Information provided →
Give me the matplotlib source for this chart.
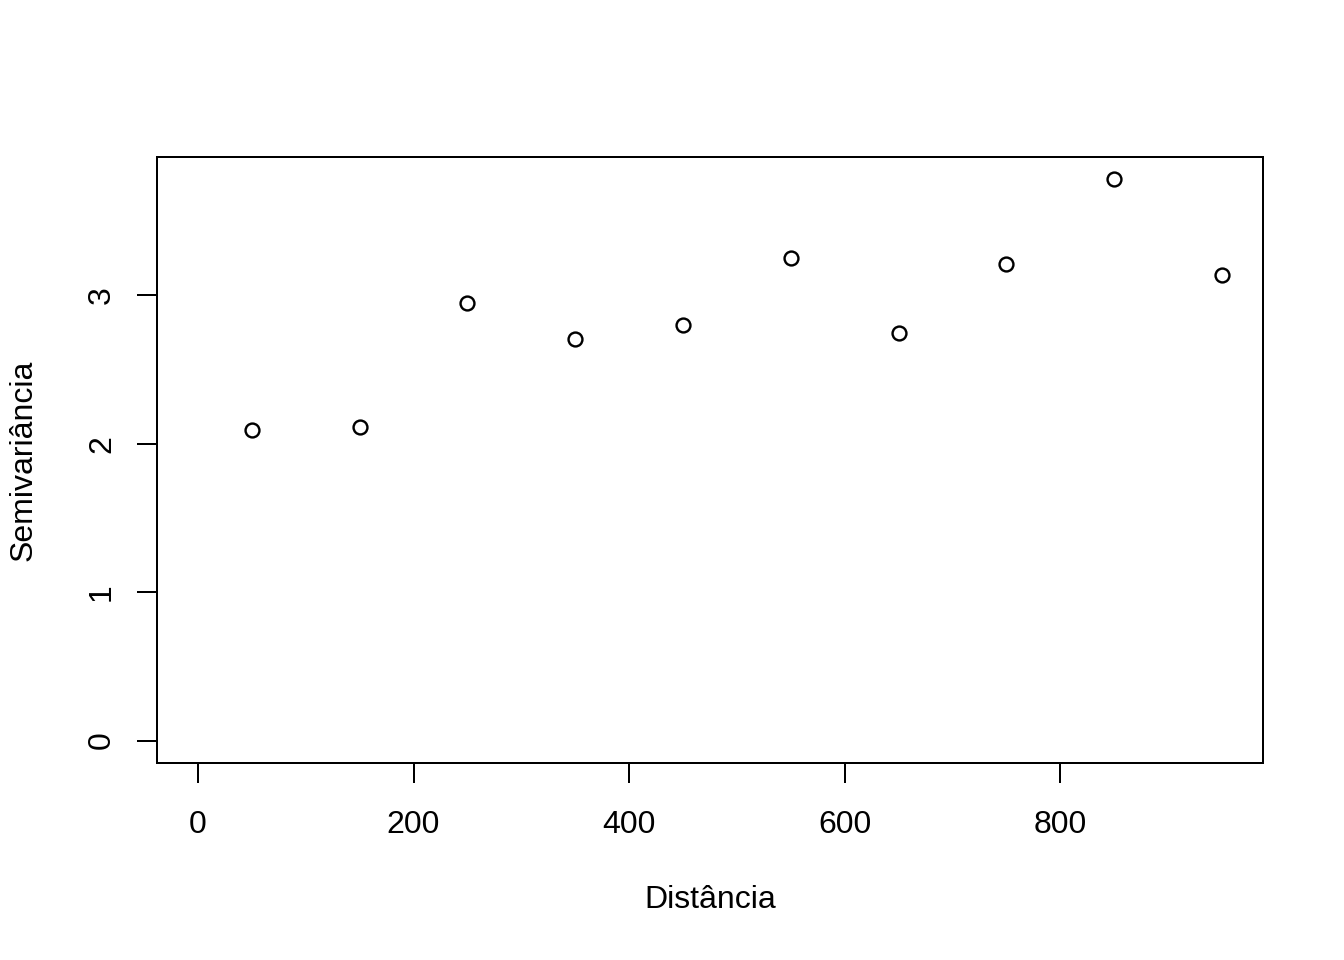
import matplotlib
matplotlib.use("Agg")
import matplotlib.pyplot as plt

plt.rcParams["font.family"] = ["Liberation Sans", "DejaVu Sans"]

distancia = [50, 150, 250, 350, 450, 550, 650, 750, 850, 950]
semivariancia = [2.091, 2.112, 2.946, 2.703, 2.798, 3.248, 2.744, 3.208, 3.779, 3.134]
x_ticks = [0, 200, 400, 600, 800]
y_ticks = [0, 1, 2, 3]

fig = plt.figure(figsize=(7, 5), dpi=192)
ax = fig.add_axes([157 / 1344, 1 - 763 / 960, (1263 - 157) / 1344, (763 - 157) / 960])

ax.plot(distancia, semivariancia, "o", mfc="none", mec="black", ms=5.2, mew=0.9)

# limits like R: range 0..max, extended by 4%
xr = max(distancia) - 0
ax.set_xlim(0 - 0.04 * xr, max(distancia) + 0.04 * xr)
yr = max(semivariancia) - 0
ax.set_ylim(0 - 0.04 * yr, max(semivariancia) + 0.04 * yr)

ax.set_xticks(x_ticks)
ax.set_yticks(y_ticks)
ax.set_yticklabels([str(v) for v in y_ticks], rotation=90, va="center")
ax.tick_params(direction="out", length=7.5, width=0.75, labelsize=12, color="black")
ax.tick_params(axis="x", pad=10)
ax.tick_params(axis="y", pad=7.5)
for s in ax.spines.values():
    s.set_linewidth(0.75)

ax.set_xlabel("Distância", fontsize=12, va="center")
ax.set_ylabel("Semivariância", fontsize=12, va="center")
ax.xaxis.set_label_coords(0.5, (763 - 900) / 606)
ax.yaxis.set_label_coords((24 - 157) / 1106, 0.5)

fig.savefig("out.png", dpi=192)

What to produce → Exactly reproduce the run of lines from the start of the listing through the line with "s.set_linewidth(0.75)", inclusive; pictures are not copied.

Task solution →
Give me the matplotlib source for this chart.
import matplotlib
matplotlib.use("Agg")
import matplotlib.pyplot as plt

plt.rcParams["font.family"] = ["Liberation Sans", "DejaVu Sans"]

distancia = [50, 150, 250, 350, 450, 550, 650, 750, 850, 950]
semivariancia = [2.091, 2.112, 2.946, 2.703, 2.798, 3.248, 2.744, 3.208, 3.779, 3.134]
x_ticks = [0, 200, 400, 600, 800]
y_ticks = [0, 1, 2, 3]

fig = plt.figure(figsize=(7, 5), dpi=192)
ax = fig.add_axes([157 / 1344, 1 - 763 / 960, (1263 - 157) / 1344, (763 - 157) / 960])

ax.plot(distancia, semivariancia, "o", mfc="none", mec="black", ms=5.2, mew=0.9)

# limits like R: range 0..max, extended by 4%
xr = max(distancia) - 0
ax.set_xlim(0 - 0.04 * xr, max(distancia) + 0.04 * xr)
yr = max(semivariancia) - 0
ax.set_ylim(0 - 0.04 * yr, max(semivariancia) + 0.04 * yr)

ax.set_xticks(x_ticks)
ax.set_yticks(y_ticks)
ax.set_yticklabels([str(v) for v in y_ticks], rotation=90, va="center")
ax.tick_params(direction="out", length=7.5, width=0.75, labelsize=12, color="black")
ax.tick_params(axis="x", pad=10)
ax.tick_params(axis="y", pad=7.5)
for s in ax.spines.values():
    s.set_linewidth(0.75)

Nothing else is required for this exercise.